**Task prompt**
Identify every line in the records below that contains the word "chart", and reproduce each one.

··· Source data

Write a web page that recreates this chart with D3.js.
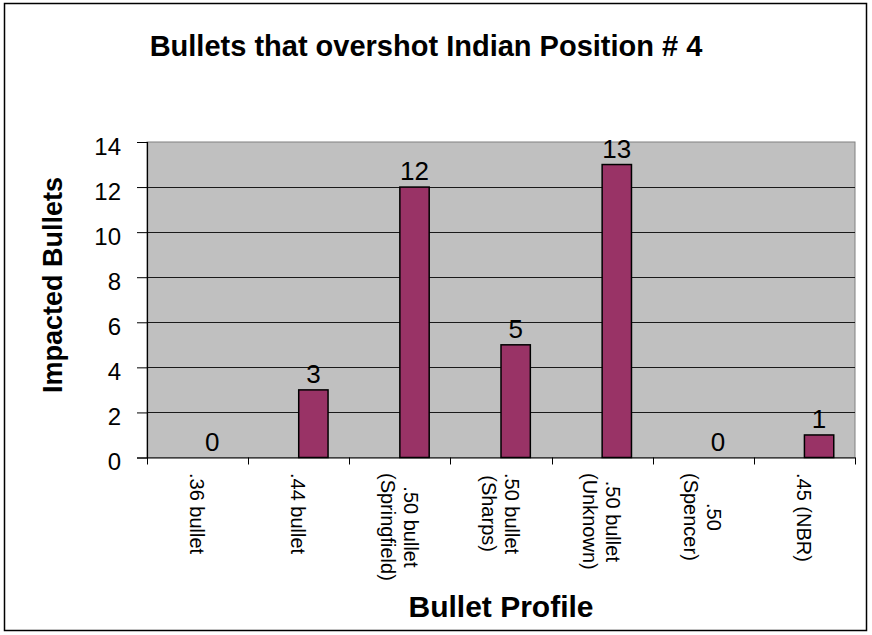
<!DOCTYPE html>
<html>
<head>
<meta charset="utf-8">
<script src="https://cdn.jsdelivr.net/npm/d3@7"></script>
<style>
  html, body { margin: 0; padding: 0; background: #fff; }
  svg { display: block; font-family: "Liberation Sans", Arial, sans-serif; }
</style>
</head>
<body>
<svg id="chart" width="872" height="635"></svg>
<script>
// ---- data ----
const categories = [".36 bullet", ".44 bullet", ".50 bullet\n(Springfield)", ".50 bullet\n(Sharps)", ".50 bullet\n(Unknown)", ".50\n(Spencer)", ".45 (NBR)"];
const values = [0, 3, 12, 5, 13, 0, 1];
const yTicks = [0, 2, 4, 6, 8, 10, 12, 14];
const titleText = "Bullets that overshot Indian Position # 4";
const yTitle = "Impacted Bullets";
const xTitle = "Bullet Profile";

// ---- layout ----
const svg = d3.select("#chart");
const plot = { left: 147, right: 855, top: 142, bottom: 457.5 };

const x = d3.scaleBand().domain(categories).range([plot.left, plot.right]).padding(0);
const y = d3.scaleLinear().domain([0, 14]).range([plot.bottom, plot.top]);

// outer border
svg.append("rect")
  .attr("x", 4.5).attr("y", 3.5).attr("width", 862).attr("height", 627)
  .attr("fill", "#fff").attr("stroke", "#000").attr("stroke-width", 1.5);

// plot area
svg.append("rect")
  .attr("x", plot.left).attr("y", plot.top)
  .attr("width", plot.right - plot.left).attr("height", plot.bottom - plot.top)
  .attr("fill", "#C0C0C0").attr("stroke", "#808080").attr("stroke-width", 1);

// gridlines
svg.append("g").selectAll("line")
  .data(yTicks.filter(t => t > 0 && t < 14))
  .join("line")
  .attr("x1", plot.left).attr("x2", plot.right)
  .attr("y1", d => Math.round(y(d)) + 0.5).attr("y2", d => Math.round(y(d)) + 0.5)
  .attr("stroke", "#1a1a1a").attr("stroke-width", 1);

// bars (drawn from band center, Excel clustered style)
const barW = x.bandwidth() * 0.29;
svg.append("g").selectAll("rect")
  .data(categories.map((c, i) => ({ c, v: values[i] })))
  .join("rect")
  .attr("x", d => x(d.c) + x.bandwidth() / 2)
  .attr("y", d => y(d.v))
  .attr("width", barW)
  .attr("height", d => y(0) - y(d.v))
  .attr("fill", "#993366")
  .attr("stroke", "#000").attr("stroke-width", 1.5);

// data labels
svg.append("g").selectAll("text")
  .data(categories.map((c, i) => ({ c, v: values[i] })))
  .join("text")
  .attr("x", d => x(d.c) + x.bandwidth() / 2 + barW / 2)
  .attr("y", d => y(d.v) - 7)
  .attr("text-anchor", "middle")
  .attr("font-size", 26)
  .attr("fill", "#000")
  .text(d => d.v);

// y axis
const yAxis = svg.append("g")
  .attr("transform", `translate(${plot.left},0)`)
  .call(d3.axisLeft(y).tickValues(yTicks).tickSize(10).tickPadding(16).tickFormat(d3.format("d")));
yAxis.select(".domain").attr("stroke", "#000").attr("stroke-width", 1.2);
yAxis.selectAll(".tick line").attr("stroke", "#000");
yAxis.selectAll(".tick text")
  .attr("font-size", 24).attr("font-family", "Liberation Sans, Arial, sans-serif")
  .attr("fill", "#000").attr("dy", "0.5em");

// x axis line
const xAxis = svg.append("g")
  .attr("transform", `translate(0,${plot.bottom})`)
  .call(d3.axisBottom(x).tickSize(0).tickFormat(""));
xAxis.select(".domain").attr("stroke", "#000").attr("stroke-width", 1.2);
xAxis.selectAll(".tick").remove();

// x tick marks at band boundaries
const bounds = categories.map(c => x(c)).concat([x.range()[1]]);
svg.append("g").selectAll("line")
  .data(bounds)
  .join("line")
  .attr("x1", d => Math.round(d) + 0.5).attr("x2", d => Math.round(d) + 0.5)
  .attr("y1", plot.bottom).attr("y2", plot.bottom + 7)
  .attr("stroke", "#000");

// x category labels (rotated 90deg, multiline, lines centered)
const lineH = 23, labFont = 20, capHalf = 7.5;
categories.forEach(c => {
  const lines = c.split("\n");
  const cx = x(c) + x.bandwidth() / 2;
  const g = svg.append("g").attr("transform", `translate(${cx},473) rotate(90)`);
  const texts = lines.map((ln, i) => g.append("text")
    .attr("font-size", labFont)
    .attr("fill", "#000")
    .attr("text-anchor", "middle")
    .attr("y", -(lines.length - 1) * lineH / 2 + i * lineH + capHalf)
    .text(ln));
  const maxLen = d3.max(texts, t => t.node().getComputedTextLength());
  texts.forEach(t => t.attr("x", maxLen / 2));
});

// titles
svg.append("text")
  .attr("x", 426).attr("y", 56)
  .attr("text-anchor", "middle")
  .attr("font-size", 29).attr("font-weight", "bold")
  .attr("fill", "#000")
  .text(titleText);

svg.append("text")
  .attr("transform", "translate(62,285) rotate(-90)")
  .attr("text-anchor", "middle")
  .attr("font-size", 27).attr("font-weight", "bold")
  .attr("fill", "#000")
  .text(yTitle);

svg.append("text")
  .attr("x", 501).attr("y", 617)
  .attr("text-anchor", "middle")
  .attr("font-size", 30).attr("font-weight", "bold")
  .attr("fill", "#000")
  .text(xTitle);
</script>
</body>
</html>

······
··· Source data

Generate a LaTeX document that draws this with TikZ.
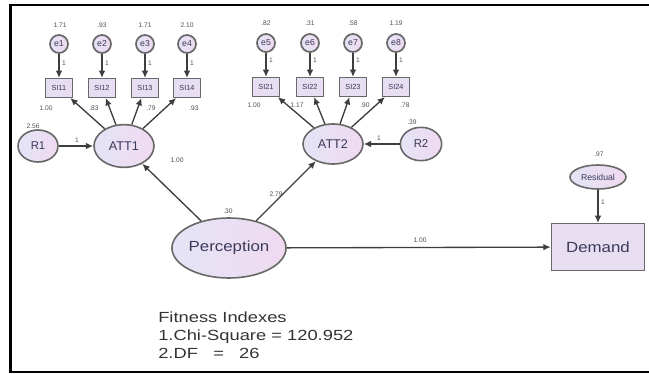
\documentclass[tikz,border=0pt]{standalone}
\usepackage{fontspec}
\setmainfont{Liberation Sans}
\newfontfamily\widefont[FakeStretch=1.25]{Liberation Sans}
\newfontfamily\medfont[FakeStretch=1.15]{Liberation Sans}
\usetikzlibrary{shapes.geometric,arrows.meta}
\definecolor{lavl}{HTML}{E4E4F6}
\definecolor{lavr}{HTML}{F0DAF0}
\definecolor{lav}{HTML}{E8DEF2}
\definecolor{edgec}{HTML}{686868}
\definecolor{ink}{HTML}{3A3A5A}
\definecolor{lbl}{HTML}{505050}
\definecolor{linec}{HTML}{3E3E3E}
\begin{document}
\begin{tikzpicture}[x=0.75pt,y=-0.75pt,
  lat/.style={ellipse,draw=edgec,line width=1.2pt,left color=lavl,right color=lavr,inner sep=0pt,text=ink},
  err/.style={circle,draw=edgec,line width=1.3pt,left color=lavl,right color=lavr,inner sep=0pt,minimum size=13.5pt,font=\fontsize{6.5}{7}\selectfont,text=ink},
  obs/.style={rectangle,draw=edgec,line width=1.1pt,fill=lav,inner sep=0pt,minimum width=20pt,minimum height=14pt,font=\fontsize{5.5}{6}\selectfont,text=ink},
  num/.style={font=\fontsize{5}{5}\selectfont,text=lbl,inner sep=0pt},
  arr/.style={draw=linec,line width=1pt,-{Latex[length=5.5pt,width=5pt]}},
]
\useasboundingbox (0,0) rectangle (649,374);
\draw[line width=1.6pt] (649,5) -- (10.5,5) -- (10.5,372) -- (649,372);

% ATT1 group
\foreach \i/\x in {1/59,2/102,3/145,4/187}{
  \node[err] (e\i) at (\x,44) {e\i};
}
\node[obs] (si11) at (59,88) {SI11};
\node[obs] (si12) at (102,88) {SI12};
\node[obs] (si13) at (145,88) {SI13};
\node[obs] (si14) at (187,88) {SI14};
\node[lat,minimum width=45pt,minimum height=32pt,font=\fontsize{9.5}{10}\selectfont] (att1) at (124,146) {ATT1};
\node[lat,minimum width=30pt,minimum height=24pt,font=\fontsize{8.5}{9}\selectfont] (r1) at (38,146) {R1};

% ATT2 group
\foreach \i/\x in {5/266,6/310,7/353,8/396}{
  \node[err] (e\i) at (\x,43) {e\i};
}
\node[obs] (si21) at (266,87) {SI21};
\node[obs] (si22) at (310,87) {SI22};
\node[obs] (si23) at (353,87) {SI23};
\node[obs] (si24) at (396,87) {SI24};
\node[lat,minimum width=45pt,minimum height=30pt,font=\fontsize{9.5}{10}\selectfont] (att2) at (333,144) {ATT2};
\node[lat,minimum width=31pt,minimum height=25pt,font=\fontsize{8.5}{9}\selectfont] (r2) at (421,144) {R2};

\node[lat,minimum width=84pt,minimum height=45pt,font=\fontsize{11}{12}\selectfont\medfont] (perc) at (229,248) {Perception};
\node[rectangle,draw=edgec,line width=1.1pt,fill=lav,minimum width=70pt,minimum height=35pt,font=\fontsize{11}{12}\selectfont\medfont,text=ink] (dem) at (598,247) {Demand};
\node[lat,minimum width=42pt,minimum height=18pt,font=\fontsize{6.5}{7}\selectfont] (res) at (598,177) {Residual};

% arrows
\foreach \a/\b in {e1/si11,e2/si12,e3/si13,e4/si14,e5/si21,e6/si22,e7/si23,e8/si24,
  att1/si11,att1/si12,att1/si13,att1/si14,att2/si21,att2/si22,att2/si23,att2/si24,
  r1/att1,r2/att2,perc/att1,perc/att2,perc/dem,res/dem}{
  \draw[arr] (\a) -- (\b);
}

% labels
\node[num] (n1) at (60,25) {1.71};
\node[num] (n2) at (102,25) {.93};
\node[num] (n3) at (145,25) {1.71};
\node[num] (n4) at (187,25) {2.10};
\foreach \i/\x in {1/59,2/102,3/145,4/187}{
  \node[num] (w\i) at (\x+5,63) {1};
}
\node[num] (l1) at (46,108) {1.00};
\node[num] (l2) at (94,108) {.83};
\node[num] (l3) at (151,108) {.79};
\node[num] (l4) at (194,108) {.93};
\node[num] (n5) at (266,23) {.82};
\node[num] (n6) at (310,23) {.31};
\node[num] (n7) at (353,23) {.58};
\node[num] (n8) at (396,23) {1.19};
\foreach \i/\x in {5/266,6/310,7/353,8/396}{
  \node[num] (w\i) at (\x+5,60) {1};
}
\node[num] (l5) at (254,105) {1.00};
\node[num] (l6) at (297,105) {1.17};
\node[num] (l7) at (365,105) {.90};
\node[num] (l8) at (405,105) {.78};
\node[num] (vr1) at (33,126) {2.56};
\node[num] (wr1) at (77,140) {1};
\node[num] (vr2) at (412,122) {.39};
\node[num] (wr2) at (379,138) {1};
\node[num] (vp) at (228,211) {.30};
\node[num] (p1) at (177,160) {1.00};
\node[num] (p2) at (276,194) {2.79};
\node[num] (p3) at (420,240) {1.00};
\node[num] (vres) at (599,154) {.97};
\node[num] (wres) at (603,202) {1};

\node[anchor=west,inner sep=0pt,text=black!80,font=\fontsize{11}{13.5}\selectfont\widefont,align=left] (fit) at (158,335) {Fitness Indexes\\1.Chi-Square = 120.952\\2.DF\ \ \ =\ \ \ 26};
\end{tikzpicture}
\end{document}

······

**Final result**
Write a web page that recreates this chart with D3.js.
<svg id="chart" width="872" height="635"></svg>
const svg = d3.select("#chart");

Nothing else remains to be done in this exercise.